[Data listing]

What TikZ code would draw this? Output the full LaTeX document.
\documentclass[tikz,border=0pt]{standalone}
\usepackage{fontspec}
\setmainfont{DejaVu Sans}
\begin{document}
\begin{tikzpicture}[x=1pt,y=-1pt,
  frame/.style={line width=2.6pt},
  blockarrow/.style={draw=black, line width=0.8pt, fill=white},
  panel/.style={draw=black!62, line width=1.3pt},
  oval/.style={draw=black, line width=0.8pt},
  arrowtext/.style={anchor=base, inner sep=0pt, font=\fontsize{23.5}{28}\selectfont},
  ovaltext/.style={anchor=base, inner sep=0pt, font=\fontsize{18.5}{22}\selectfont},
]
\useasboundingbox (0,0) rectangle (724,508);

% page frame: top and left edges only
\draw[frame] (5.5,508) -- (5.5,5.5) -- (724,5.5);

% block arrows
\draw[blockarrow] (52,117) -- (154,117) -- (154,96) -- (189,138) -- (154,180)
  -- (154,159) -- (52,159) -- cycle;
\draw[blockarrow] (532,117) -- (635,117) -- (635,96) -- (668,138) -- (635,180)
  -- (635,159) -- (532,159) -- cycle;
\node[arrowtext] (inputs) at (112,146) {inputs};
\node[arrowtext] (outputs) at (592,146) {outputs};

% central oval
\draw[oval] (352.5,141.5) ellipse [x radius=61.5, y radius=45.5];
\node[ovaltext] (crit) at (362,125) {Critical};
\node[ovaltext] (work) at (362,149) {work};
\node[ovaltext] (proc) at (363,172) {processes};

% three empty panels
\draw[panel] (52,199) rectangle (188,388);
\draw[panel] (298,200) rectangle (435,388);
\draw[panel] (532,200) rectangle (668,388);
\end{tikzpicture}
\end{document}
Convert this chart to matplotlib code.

# Goal
Return the whole listing exactly, with every line included.

# Output below
What TikZ code would draw this? Output the full LaTeX document.
\documentclass[tikz,border=0pt]{standalone}
\usepackage{fontspec}
\setmainfont{DejaVu Sans}
\begin{document}
\begin{tikzpicture}[x=1pt,y=-1pt,
  frame/.style={line width=2.6pt},
  blockarrow/.style={draw=black, line width=0.8pt, fill=white},
  panel/.style={draw=black!62, line width=1.3pt},
  oval/.style={draw=black, line width=0.8pt},
  arrowtext/.style={anchor=base, inner sep=0pt, font=\fontsize{23.5}{28}\selectfont},
  ovaltext/.style={anchor=base, inner sep=0pt, font=\fontsize{18.5}{22}\selectfont},
]
\useasboundingbox (0,0) rectangle (724,508);

% page frame: top and left edges only
\draw[frame] (5.5,508) -- (5.5,5.5) -- (724,5.5);

% block arrows
\draw[blockarrow] (52,117) -- (154,117) -- (154,96) -- (189,138) -- (154,180)
  -- (154,159) -- (52,159) -- cycle;
\draw[blockarrow] (532,117) -- (635,117) -- (635,96) -- (668,138) -- (635,180)
  -- (635,159) -- (532,159) -- cycle;
\node[arrowtext] (inputs) at (112,146) {inputs};
\node[arrowtext] (outputs) at (592,146) {outputs};

% central oval
\draw[oval] (352.5,141.5) ellipse [x radius=61.5, y radius=45.5];
\node[ovaltext] (crit) at (362,125) {Critical};
\node[ovaltext] (work) at (362,149) {work};
\node[ovaltext] (proc) at (363,172) {processes};

% three empty panels
\draw[panel] (52,199) rectangle (188,388);
\draw[panel] (298,200) rectangle (435,388);
\draw[panel] (532,200) rectangle (668,388);
\end{tikzpicture}
\end{document}
Convert this chart to matplotlib code.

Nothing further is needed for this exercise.